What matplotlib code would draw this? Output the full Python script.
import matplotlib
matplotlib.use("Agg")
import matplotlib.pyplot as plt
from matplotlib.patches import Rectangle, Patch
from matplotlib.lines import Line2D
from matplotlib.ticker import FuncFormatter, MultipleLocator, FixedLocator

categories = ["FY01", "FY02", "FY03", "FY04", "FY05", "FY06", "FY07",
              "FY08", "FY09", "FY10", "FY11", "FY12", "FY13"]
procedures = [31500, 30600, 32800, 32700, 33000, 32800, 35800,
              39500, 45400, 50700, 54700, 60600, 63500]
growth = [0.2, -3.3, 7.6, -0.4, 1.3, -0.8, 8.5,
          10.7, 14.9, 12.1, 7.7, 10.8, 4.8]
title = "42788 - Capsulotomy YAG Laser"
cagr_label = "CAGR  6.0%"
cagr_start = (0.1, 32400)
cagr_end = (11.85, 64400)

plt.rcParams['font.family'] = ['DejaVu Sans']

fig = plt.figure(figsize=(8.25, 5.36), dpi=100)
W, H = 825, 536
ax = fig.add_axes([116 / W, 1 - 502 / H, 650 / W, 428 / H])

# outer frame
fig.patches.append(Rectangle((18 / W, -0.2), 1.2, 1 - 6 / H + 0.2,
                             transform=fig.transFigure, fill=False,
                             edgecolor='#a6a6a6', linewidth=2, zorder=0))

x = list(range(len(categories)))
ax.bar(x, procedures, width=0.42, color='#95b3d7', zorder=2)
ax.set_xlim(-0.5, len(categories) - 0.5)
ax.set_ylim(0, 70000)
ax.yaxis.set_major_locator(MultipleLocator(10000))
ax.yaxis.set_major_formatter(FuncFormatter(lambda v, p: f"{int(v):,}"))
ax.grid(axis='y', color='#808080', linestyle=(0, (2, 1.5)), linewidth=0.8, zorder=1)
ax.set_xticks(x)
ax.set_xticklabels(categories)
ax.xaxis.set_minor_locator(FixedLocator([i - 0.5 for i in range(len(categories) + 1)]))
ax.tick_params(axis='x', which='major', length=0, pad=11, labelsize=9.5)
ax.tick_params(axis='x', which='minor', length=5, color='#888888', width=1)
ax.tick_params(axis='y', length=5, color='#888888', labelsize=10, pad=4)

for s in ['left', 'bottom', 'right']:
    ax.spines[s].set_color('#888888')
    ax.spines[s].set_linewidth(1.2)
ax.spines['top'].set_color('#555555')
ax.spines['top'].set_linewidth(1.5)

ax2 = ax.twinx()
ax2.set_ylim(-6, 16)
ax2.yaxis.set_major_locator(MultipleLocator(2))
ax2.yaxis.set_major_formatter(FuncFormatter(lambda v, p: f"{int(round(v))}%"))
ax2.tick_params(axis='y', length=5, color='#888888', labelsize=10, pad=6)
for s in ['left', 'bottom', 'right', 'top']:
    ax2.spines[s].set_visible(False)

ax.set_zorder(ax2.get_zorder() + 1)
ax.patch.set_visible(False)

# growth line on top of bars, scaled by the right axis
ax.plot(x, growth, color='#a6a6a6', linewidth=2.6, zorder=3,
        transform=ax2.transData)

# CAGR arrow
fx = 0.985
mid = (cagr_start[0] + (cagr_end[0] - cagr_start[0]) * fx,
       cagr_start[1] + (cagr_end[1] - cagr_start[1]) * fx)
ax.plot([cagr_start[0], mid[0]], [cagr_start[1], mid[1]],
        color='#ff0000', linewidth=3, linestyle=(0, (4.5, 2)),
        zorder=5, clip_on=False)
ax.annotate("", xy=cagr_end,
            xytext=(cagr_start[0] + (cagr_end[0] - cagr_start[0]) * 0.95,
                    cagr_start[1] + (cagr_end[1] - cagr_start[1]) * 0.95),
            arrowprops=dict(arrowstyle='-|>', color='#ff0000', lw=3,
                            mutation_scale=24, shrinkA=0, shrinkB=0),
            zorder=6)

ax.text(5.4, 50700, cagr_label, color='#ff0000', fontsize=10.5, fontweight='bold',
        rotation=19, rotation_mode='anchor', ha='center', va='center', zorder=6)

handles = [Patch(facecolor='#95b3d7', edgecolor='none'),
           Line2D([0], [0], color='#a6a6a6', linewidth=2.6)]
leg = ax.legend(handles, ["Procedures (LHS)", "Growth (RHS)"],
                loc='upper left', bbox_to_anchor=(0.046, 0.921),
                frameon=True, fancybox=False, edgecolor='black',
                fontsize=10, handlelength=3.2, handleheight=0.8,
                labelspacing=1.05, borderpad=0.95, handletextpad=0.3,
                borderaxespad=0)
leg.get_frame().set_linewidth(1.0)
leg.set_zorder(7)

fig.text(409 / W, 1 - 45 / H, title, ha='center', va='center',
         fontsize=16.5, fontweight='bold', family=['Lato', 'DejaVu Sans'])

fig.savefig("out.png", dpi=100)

----

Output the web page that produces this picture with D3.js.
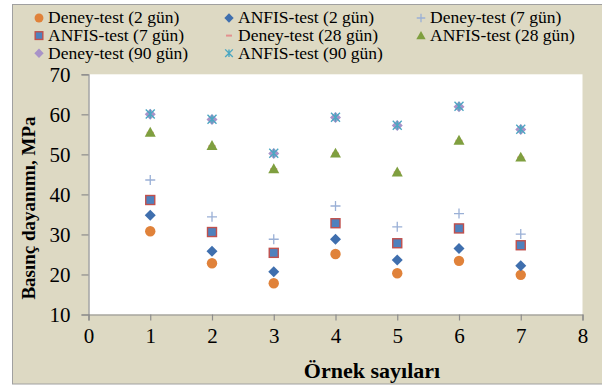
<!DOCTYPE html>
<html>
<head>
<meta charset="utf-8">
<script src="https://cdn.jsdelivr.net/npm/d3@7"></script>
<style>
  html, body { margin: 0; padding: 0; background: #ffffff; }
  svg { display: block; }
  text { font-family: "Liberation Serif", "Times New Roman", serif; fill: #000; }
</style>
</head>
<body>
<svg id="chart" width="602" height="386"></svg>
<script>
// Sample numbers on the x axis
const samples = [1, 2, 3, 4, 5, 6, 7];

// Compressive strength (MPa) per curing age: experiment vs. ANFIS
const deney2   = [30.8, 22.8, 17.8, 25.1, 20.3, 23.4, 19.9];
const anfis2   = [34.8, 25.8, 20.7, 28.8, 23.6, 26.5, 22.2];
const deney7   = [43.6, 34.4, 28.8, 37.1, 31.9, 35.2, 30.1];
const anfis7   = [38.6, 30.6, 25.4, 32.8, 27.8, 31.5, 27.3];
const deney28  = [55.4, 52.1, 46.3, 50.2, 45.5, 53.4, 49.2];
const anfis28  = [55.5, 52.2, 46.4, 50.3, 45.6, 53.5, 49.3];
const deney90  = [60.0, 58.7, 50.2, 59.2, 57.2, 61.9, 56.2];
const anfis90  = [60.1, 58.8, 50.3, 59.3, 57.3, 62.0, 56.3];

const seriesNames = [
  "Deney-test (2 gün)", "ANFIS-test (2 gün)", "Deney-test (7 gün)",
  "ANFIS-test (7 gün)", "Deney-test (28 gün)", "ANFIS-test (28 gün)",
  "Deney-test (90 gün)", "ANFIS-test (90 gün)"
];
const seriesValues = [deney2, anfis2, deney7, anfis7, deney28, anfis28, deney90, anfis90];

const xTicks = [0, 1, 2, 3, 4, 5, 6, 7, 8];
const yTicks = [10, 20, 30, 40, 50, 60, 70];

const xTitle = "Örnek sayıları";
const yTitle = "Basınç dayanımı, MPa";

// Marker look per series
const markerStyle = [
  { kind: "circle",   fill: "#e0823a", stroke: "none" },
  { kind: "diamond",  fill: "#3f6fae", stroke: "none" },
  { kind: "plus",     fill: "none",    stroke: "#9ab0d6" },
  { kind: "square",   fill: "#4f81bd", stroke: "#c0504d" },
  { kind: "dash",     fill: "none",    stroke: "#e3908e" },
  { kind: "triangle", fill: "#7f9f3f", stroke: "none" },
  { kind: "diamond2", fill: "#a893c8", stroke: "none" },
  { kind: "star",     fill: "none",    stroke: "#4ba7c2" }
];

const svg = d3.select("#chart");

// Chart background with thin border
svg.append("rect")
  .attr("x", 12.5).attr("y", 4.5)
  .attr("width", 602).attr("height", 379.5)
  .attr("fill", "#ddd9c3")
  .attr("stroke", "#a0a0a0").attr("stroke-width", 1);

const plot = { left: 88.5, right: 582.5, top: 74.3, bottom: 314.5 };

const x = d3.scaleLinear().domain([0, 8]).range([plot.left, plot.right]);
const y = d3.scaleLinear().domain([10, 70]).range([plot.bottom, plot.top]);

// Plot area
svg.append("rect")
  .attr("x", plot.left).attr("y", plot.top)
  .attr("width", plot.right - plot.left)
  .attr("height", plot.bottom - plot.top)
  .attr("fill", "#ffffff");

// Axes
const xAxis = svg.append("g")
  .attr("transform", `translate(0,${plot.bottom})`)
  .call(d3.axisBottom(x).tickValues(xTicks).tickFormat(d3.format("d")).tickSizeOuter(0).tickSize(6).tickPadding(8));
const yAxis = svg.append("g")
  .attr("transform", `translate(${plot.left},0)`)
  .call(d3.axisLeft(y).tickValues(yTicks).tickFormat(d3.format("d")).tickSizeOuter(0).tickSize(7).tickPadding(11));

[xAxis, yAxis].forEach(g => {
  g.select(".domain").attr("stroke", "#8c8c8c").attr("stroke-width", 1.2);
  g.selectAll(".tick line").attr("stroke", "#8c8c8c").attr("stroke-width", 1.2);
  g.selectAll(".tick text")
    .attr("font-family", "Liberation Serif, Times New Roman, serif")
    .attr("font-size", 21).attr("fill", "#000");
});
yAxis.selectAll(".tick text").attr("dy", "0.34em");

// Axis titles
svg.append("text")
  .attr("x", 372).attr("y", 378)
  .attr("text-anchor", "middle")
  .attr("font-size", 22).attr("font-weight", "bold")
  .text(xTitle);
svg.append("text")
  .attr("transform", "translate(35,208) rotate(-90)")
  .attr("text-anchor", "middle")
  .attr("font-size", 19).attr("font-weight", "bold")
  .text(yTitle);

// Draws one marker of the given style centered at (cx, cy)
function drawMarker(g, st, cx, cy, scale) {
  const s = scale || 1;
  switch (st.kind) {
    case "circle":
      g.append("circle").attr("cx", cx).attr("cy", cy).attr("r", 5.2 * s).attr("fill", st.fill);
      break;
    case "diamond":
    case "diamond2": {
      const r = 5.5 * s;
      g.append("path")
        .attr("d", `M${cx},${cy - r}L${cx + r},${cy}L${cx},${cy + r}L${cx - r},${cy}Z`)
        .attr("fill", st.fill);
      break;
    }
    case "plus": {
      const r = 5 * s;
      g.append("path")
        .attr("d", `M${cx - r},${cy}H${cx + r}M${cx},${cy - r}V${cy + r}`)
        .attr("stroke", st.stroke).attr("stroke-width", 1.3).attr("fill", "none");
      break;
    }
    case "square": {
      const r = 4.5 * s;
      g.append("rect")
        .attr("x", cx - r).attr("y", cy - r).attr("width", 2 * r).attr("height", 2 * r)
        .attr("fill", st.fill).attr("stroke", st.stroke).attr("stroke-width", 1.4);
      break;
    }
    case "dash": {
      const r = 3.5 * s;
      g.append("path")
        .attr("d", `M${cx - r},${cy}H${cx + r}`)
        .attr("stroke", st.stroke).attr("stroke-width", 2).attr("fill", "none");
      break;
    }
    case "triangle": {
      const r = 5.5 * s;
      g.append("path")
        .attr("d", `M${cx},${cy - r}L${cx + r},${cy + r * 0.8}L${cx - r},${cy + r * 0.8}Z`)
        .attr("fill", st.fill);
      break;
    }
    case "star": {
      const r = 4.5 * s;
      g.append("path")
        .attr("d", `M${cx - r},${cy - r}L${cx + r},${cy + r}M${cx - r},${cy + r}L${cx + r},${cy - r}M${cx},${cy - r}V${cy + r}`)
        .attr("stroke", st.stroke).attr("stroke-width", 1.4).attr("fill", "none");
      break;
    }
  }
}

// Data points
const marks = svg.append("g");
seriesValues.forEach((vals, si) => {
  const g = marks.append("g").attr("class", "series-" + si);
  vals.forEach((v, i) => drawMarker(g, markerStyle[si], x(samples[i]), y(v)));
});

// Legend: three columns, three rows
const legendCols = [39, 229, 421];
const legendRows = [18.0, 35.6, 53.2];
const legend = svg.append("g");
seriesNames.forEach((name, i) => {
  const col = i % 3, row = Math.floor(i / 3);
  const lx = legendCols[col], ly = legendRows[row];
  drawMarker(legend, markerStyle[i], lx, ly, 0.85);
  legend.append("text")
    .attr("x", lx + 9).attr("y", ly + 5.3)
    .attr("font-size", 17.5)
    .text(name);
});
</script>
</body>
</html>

----

GIVEN REQUEST: Only the lines from the one with "Output the web" through the one with "57.3, 62.0, 56.3];" belong in your copy; retype them exactly and drop any pictures.

FINAL ANSWER:
Output the web page that produces this picture with D3.js.
<!DOCTYPE html>
<html>
<head>
<meta charset="utf-8">
<script src="https://cdn.jsdelivr.net/npm/d3@7"></script>
<style>
  html, body { margin: 0; padding: 0; background: #ffffff; }
  svg { display: block; }
  text { font-family: "Liberation Serif", "Times New Roman", serif; fill: #000; }
</style>
</head>
<body>
<svg id="chart" width="602" height="386"></svg>
<script>
// Sample numbers on the x axis
const samples = [1, 2, 3, 4, 5, 6, 7];

// Compressive strength (MPa) per curing age: experiment vs. ANFIS
const deney2   = [30.8, 22.8, 17.8, 25.1, 20.3, 23.4, 19.9];
const anfis2   = [34.8, 25.8, 20.7, 28.8, 23.6, 26.5, 22.2];
const deney7   = [43.6, 34.4, 28.8, 37.1, 31.9, 35.2, 30.1];
const anfis7   = [38.6, 30.6, 25.4, 32.8, 27.8, 31.5, 27.3];
const deney28  = [55.4, 52.1, 46.3, 50.2, 45.5, 53.4, 49.2];
const anfis28  = [55.5, 52.2, 46.4, 50.3, 45.6, 53.5, 49.3];
const deney90  = [60.0, 58.7, 50.2, 59.2, 57.2, 61.9, 56.2];
const anfis90  = [60.1, 58.8, 50.3, 59.3, 57.3, 62.0, 56.3];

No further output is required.